Initially, shape and ornamentation often imitated forms and painting patterns of oriental vessels. As the Meissen porcelain market expanded and the factory entered its golden years, the Chinese influence was soon matched by the then en vogue baroque and rococo motifs. Minutely detailed landscapes and port scenes, animals, flowers, courtly scenes, and chinoiseries -- fanciful Chinese-inspired decorations -- mark the classic phase of Meissen porcelain. One of the most famous sculptors, and the architect of Meissen's rise to fame, is Johann Joachim Kaendler. In 1733, under his direction, Meissen began producing a series of small figurines, often depicting scenes of gallantry, which remain to this day the paradigm of Meissen porcelain.
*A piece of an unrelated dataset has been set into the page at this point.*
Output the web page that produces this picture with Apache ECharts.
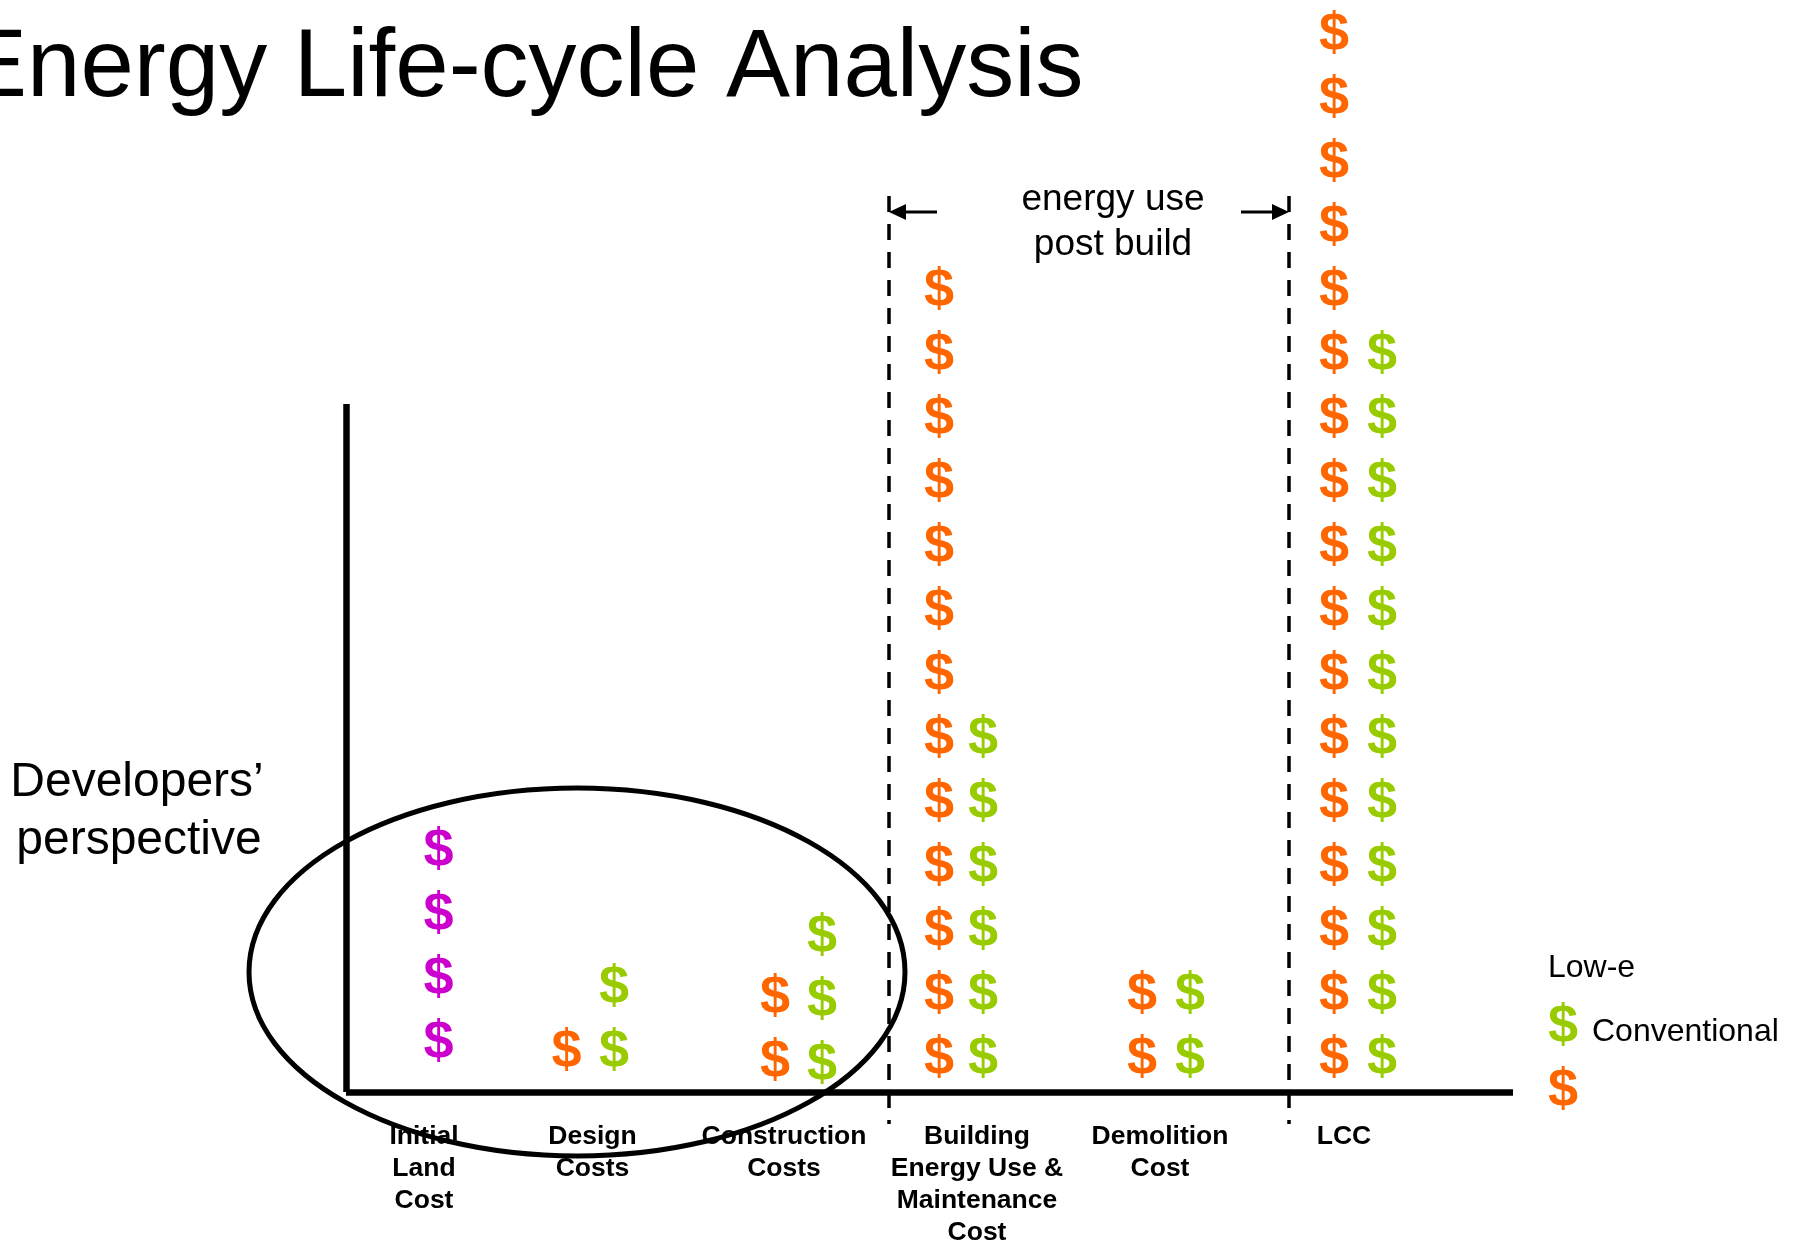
<!DOCTYPE html>
<html>
<head>
<meta charset="utf-8">
<title>Energy Life-cycle Analysis</title>
<style>html,body{margin:0;padding:0;background:#fff;overflow:hidden}#c{width:1798px;height:1244px}</style>
<script src="https://cdn.jsdelivr.net/npm/echarts@6/dist/echarts.min.js"></script>
</head>
<body>
<div id="c"></div>
<script>
// ---- values ----
const categories = ['Initial\nLand\nCost', 'Design\nCosts', 'Construction\nCosts', 'Building\nEnergy Use &\nMaintenance\nCost', 'Demolition\nCost', 'LCC'];
const landCounts = [4, 0, 0, 0, 0, 0];
const conventionalCounts = [0, 1, 2, 13, 2, 17];
const lowECounts = [0, 2, 3, 6, 2, 12];

// ---- layout of the stacks (axis units: x in px from the y axis, y in stack rows above the x axis) ----
const categoryX = [78, 246.5, 438, 631, 814, 998];
const landX = [92.5, 0, 0, 0, 0, 0];
const conventionalX = [0, 220.6, 429, 593, 796, 988];
const lowEX = [0, 268, 476, 637, 844, 1036];
const landBase = [0.8125, 0, 0, 0, 0, 0];
const conventionalBase = [0, 0.672, 0.516, 0.567, 0.567, 0.567];
const lowEBase = [0, 0.672, 0.469, 0.567, 0.567, 0.567];

const ORANGE = '#ff6600', GREEN = '#99cc00', MAGENTA = '#cc00cc';
const FONT = '"Liberation Sans", Arial, sans-serif';
const DOLLAR_SIZE = 54;

function stack(counts, xs, bases) {
  const out = [];
  counts.forEach((n, c) => { for (let i = 0; i < n; i++) out.push([xs[c], bases[c] + i]); });
  return out;
}
function dollarSeries(name, color, data) {
  return {
    name, type: 'scatter', data, symbol: 'circle', symbolSize: 2,
    itemStyle: { color: 'rgba(0,0,0,0)', opacity: 1 }, clip: false, silent: true, z: 3,
    label: { show: true, position: 'inside', formatter: '$', color, opacity: 1,
      textBorderWidth: 0, fontFamily: FONT, fontWeight: 'bold', fontSize: DOLLAR_SIZE, offset: [0, 3] }
  };
}
function txt(text, x, y, size, align, extra) {
  return { type: 'text', x, y, z: 5, silent: true,
    style: Object.assign({ text, fontFamily: FONT, fontSize: size, fill: '#000',
      textAlign: align, textVerticalAlign: 'middle' }, extra || {}) };
}
function dollar(color, x, y) {
  return txt('$', x, y, DOLLAR_SIZE, 'center', { fill: color, fontWeight: 'bold' });
}
function vline(x) {
  return { type: 'line', z: 4, silent: true, shape: { x1: x, y1: 196, x2: x, y2: 1124 },
    style: { stroke: '#000', lineWidth: 3.5, lineDash: [16, 12] } };
}
function arrow(xFrom, xTip, y) {
  const d = xTip > xFrom ? 1 : -1;
  return [
    { type: 'line', z: 4, silent: true, shape: { x1: xFrom, y1: y, x2: xTip - d * 10, y2: y },
      style: { stroke: '#000', lineWidth: 3 } },
    { type: 'polygon', z: 4, silent: true,
      shape: { points: [[xTip, y], [xTip - d * 17, y - 8], [xTip - d * 17, y + 8]] },
      style: { fill: '#000' } }
  ];
}

const chart = echarts.init(document.getElementById('c'), null, { renderer: 'canvas' });
chart.setOption({
  backgroundColor: '#fff',
  animation: false,
  title: { text: 'Energy Life-cycle Analysis', left: -42, top: 17,
    textStyle: { fontFamily: FONT, fontSize: 96, fontWeight: 'normal', color: '#000' } },
  grid: { left: 346, top: 404, width: 1167, height: 688, containLabel: false, outerBoundsMode: 'none' },
  xAxis: {
    type: 'value', min: 0, max: 1167, splitLine: { show: false },
    axisLine: { show: true, onZero: false, lineStyle: { color: '#000', width: 6.5, cap: 'butt' } },
    axisTick: { show: false },
    axisLabel: { show: true, customValues: categoryX, margin: 29, hideOverlap: false,
      formatter: v => categories[categoryX.indexOf(v)] || '',
      fontFamily: FONT, fontWeight: 'bold', fontSize: 26.5, lineHeight: 32, color: '#000',
      align: 'center', verticalAlign: 'top' }
  },
  yAxis: {
    type: 'value', min: 0, max: 10.75, splitLine: { show: false },
    axisLine: { show: true, onZero: false, lineStyle: { color: '#000', width: 6.5, cap: 'butt' } },
    axisTick: { show: false }, axisLabel: { show: false }
  },
  series: [
    dollarSeries('Land', MAGENTA, stack(landCounts, landX, landBase)),
    dollarSeries('Conventional', ORANGE, stack(conventionalCounts, conventionalX, conventionalBase)),
    dollarSeries('Low-e', GREEN, stack(lowECounts, lowEX, lowEBase))
  ],
  graphic: { elements: [
    vline(889), vline(1289),
    ...arrow(937, 889, 212), ...arrow(1241, 1289, 212),
    txt('energy use', 1113, 200, 37, 'center'),
    txt('post build', 1113, 245, 37, 'center'),
    txt('Developers’', 137, 783, 48, 'center'),
    txt('perspective', 139, 841, 48, 'center'),
    txt('Low-e', 1548, 968, 32, 'left'),
    txt('Conventional', 1592, 1032, 32, 'left'),
    dollar(GREEN, 1563, 1027),
    dollar(ORANGE, 1563, 1091),
    { type: 'ellipse', z: 6, silent: true, shape: { cx: 577, cy: 972, rx: 328, ry: 184 },
      style: { fill: 'none', stroke: '#000', lineWidth: 5 } }
  ] }
});
</script>
</body>
</html>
His menagerie of large-scale animals, left in the white, are some of the high points of European porcelain manufacture. His work resulted in the production of exquisite figurines in the rococo style that influenced porcelain making in all of Europe.
 
The rarity and expense of Meissen porcelain meant that originally it could only be bought by the upper classes. Meissen took orders from the elites of Russia, France, England, and other European countries. Wealthy Europeans accumulated vast collections and when a wealthy class emerged in the United States, people like the Vanderbilts started their own collections. Many of these collections then found their way into the world's great museums.